I am running an Apache/PHP/MySQL server (xampp) on my local machine under Windows 7. There I have installed the MediaWiki-Software, together with many extensions. My aim is to download some pages from Wikipedia and show them locally. Everything runs fine, except for one big problem:
The image files in the German Wikipedia contain German Umlaute (ä, ö, ü) in their file names. This cannot be changed, because the articles link to the names with the Umlaute.
When I try to import these images (via the maintenance/importImages.php
script), it does not work. I traced the code and figured out why:
When PHP scans the directory for files, it reads the file names as ANSI strings. MediaWiki internally requires that all strings are utf-8. So the Umlaut in the file name is interpreted as part of a (non-existing) unicode character, which breaks the script.
If I manually add a call to utf8_encode()

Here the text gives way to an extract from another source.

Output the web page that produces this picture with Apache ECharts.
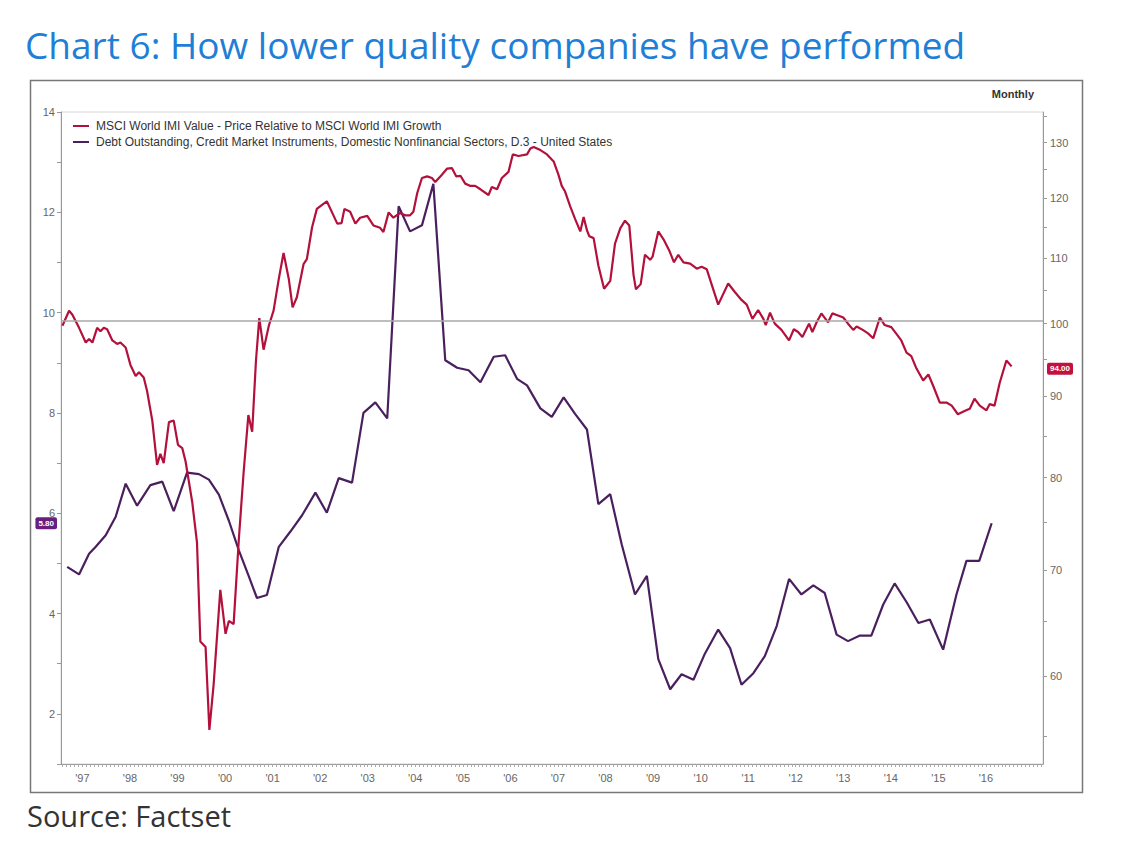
<!DOCTYPE html>
<html><head><meta charset="utf-8">
<script src="https://cdn.jsdelivr.net/npm/echarts@6/dist/echarts.min.js"></script>
<style>html,body{margin:0;padding:0;background:#fff}#c{width:1121px;height:862px}</style>
</head><body><div id="c"></div>
<script>
// ---- data ----
const years = [1997,1998,1999,2000,2001,2002,2003,2004,2005,2006,2007,2008,2009,2010,2011,2012,2013,2014,2015,2016];
const leftTicks = [2,4,6,8,10,12,14];
const rightTicks = [60,70,80,90,100,110,120,130];

const redName = 'MSCI World IMI Value - Price Relative to MSCI World IMI Growth';
const purpleName = 'Debt Outstanding, Credit Market Instruments, Domestic Nonfinancial Sectors, D.3 - United States';

// MSCI World IMI Value / Growth relative (right, log axis)
const redDates = [
1997.08,1997.22,1997.29,1997.43,1997.57,1997.64,1997.71,1997.81,1997.88,1997.95,
1998.02,1998.13,1998.23,1998.30,1998.41,1998.51,1998.62,1998.69,1998.79,1998.86,
1998.97,1999.07,1999.14,1999.21,1999.32,1999.42,1999.51,1999.60,1999.67,1999.81,
1999.91,1999.98,2000.09,2000.17,2000.26,2000.40,2000.51,2000.58,2000.68,2000.79,
2000.89,2000.99,2001.07,2001.15,2001.22,2001.31,2001.42,2001.52,2001.63,2001.73,
2001.84,2001.92,2002.01,2002.15,2002.22,2002.33,2002.43,2002.54,2002.64,2002.75,
2002.86,2002.95,2003.01,2003.13,2003.24,2003.34,2003.49,2003.62,2003.76,2003.83,
2003.94,2004.04,
2004.18,2004.29,2004.39,2004.46,2004.54,2004.64,2004.75,2004.85,2004.92,2005.06,
2005.17,2005.27,2005.36,2005.45,2005.55,2005.66,2005.76,2005.87,2006.04,2006.11,
2006.22,2006.32,2006.46,2006.55,2006.67,2006.85,2006.92,2006.99,2007.13,2007.27,
2007.41,2007.51,2007.58,2007.65,2007.76,2007.86,2007.97,2008.04,2008.11,2008.16,
2008.25,2008.35,2008.47,2008.60,2008.70,2008.81,2008.91,2009.00,2009.09,2009.14,
2009.24,2009.33,2009.44,2009.49,2009.61,2009.72,2009.84,2009.94,2010.03,2010.14,
2010.28,2010.42,2010.52,2010.63,2010.73,
2010.87,2011.08,2011.22,2011.36,2011.47,2011.59,2011.71,2011.82,2011.87,2011.96,
2012.06,2012.20,2012.36,2012.46,2012.55,2012.64,2012.78,2012.85,2012.94,2013.04,
2013.18,2013.27,2013.39,2013.50,2013.60,2013.71,2013.78,2013.91,2014.02,2014.13,
2014.27,2014.37,2014.51,2014.61,2014.72,2014.83,2014.93,2015.04,2015.18,2015.29,
2015.39,2015.53,2015.67,2015.78,2015.91,2016.05,2016.16,2016.26,2016.37,2016.51,
2016.58,2016.68,2016.79,2016.93,2017.04];
const redValues = [
99.7,101.9,101.3,99.4,97.3,97.8,97.3,99.4,98.9,99.4,
99.2,97.6,97.1,97.3,96.6,94.2,92.7,93.2,92.5,90.7,
86.9,81.5,82.8,81.7,86.7,86.9,83.9,83.5,81.9,77.2,
72.8,63.1,62.6,55.5,59.3,68.0,63.8,65.0,64.7,73.2,
80.6,87.6,85.5,94.8,100.8,96.3,99.7,101.9,106.7,110.8,
106.7,102.4,103.9,109.0,109.8,115.0,118.1,118.8,119.4,117.5,
115.6,115.7,118.1,117.6,115.6,116.6,116.9,115.3,114.9,114.2,
117.5,116.6,
117.4,117.0,117.0,117.6,120.8,123.5,123.8,123.5,122.8,124.1,
125.2,125.3,123.8,123.9,122.5,122.1,122.1,121.5,120.5,121.9,
121.5,123.5,124.6,127.8,127.5,127.8,128.9,129.2,128.6,127.8,
126.5,124.1,122.1,121.1,118.5,116.4,114.3,116.7,114.5,113.5,
113.2,108.8,105.2,106.4,112.3,114.8,116.1,115.3,107.3,105.1,
105.9,110.5,109.7,110.2,114.3,113.0,111.2,109.3,110.5,109.3,
109.1,108.3,108.6,108.2,105.9,
102.8,106.0,104.7,103.5,102.8,100.7,102.0,100.7,99.8,101.6,
100.0,99.1,97.6,99.2,98.8,98.1,100.0,98.8,100.2,101.5,
100.2,101.5,101.2,100.9,100.0,99.1,99.6,99.1,98.6,97.9,
100.9,99.8,99.5,98.6,97.6,95.9,95.4,93.7,92.1,92.9,
91.4,89.2,89.2,88.8,87.7,88.1,88.4,89.7,88.8,88.2,
89.0,88.8,91.8,94.8,94.0];

// Debt outstanding growth (left axis), quarterly
const purpleDates = [
1997.18,1997.43,1997.64,1997.78,1997.99,1998.20,1998.41,1998.65,1998.93,1999.18,
1999.42,1999.70,1999.95,2000.16,2000.37,2000.58,2000.79,2001.00,2001.17,2001.38,
2001.63,2001.87,2002.12,2002.40,2002.64,2002.89,2003.17,2003.41,2003.66,2003.91,
2004.15,2004.39,2004.64,2004.88,2005.13,2005.38,2005.62,2005.87,2006.15,2006.39,
2006.64,2006.85,2007.13,2007.37,2007.62,2007.86,2008.11,2008.35,2008.60,2008.84,
2009.12,2009.37,2009.61,2009.86,2010.10,2010.35,2010.59,2010.87,2011.12,2011.36,
2011.61,2011.85,2012.10,2012.36,2012.62,2012.87,2013.11,2013.36,2013.60,2013.85,
2014.09,2014.34,2014.58,2014.83,2015.08,2015.32,2015.60,2015.88,2016.09,2016.36,
2016.62];
const purpleValues = [
4.93,4.78,5.19,5.33,5.56,5.93,6.59,6.15,6.56,6.63,
6.04,6.81,6.78,6.67,6.37,5.85,5.26,4.74,4.31,4.37,
5.33,5.63,5.96,6.41,6.01,6.70,6.61,8.00,8.21,7.89,
12.12,11.62,11.74,12.57,9.05,8.90,8.85,8.61,9.12,9.15,
8.68,8.55,8.09,7.92,8.31,7.98,7.67,6.18,6.38,5.38,
4.38,4.75,3.09,2.49,2.79,2.68,3.20,3.68,3.31,2.58,
2.81,3.15,3.75,4.69,4.38,4.56,4.41,3.58,3.45,3.56,
3.56,4.18,4.60,4.23,3.81,3.88,3.28,4.38,5.05,5.05,
5.80];

// ---- build ----
const redLast = redValues[redValues.length - 1];
const purpleLast = purpleValues[purpleValues.length - 1];
const monthTicks = [];
for (let y = 1997; y <= 2017; y++) for (let m = 0; m < 12; m++) monthTicks.push(y + m / 12);

const chart = echarts.init(document.getElementById('c'), null, {renderer: 'svg'});
const axisFont = {fontSize: 11, color: '#666', fontFamily: 'Liberation Sans'};

chart.setOption({
  animation: false,
  backgroundColor: '#fff',
  title: [
    {text: 'Chart 6: How lower quality companies have performed', left: 20, top: 21,
     textStyle: {fontSize: 37, fontWeight: 'normal', color: '#1f7fd6', fontFamily: 'Open Sans'}},
    {text: 'Source: Factset', left: 22, top: 796,
     textStyle: {fontSize: 29, fontWeight: 'normal', color: '#333', fontFamily: 'Open Sans'}},
    {text: 'Monthly', right: 82, top: 83,
     textStyle: {fontSize: 11, fontWeight: 'bold', color: '#333', fontFamily: 'Liberation Sans'}}
  ],
  graphic: [{type: 'rect', left: 28, top: 78, silent: true, z: -1,
    shape: {width: 1052, height: 712}, style: {fill: 'none', stroke: '#777', lineWidth: 1.5}}],
  legend: {
    orient: 'vertical', left: 68, top: 115, itemGap: 4, itemWidth: 16, itemHeight: 2,
    icon: 'rect', data: [redName, purpleName],
    textStyle: {fontSize: 12, color: '#333', fontFamily: 'Liberation Sans', padding: [0, 0, 0, 2]}
  },
  grid: {left: 61, right: 78, top: 112, bottom: 98, show: true, borderColor: '#d6d6d6', borderWidth: 1},
  xAxis: {
    type: 'value', min: 1997.05, max: 2017.7,
    splitLine: {show: false},
    axisLine: {show: true, lineStyle: {color: '#999'}},
    axisTick: {show: true, customValues: monthTicks, length: 3, lineStyle: {color: '#aaa'}},
    axisLabel: Object.assign({customValues: years.map(y => y + 0.5), margin: 8,
      formatter: v => "'" + String(Math.floor(v)).slice(2)}, axisFont)
  },
  yAxis: [
    {type: 'value', min: 1, max: 14, position: 'left',
     splitLine: {show: false},
     axisLine: {show: true, lineStyle: {color: '#999'}},
     axisTick: {show: true, customValues: [1,2,3,4,5,6,7,8,9,10,11,12,13,14], length: 4, lineStyle: {color: '#999'}},
     axisLabel: Object.assign({customValues: leftTicks, margin: 6}, axisFont)},
    {type: 'value', min: Math.log(52.83), max: Math.log(135.9), position: 'right',
     splitLine: {show: false},
     axisLine: {show: true, lineStyle: {color: '#999'}},
     axisTick: {show: true, customValues: [55,60,65,70,75,80,85,90,95,100,105,110,115,120,125,130,135].map(Math.log), length: 4, lineStyle: {color: '#999'}},
     axisLabel: Object.assign({customValues: rightTicks.map(Math.log), margin: 7,
       formatter: v => String(Math.round(Math.exp(v)))}, axisFont)}
  ],
  series: [
    {name: redName, type: 'line', yAxisIndex: 1, showSymbol: false, z: 3,
     data: redDates.map((d, i) => [d, Math.log(redValues[i])]),
     lineStyle: {color: '#b3113c', width: 2.2}, itemStyle: {color: '#b3113c'},
     markLine: {silent: true, symbol: ['none', 'none'], animation: false,
       data: [
         {yAxis: Math.log(100), lineStyle: {color: '#a9a9a9', width: 1.5, type: 'solid'}, label: {show: false}},
         {yAxis: Math.log(redLast), lineStyle: {color: 'rgba(0,0,0,0)', width: 1, type: 'solid'},
          label: {show: true, position: 'end', distance: 4, formatter: redLast.toFixed(2), color: '#fff',
                  backgroundColor: '#c4103c', fontSize: 8, fontWeight: 'bold', padding: [2, 3], borderRadius: 2,
                  fontFamily: 'Liberation Sans'}}
       ]}},
    {name: purpleName, type: 'line', yAxisIndex: 0, showSymbol: false, z: 2,
     data: purpleDates.map((d, i) => [d, purpleValues[i]]),
     lineStyle: {color: '#4a1f5e', width: 2.2}, itemStyle: {color: '#4a1f5e'},
     markLine: {silent: true, symbol: ['none', 'none'], animation: false,
       data: [
         {yAxis: purpleLast, lineStyle: {color: 'rgba(0,0,0,0)', width: 1, type: 'solid'},
          label: {show: true, position: 'start', distance: 4, formatter: purpleLast.toFixed(2), color: '#fff',
                  backgroundColor: '#6a1e80', fontSize: 8, fontWeight: 'bold', padding: [2, 3], borderRadius: 2,
                  fontFamily: 'Liberation Sans'}}
       ]}}
  ]
});
</script></body></html>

into the script, the name is fine then, and is correctly added to the database. But the file actually written to the "images" directory has a broken name - two special characters instead of the umlaut. The reason is that the PHP script sends utf-8 strings to the filesystem functions ("copy", ...), but the operating system expects ANSI strings there. I could manually add a call to utf8_decode()
before each file system call, but there are thousands of them!

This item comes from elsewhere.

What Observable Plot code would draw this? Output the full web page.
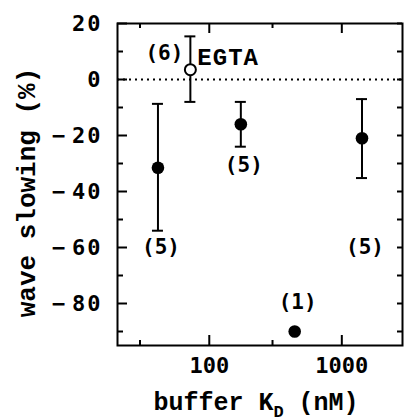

In short form again: The OS works in ANSI (this cannot easily be changed for windows) and the MediaWiki software inside the PHP Server works in utf-8 (also cannot be changed). Is there a way to automatically encode/decode file name strings everytime they go into/out of the PHP server?
I was already playing around with mb_internal_encoding()
and mb_http_output()
, but this did not change anything: MediaWiki uses hard-coded functions which only work on utf-8 strings.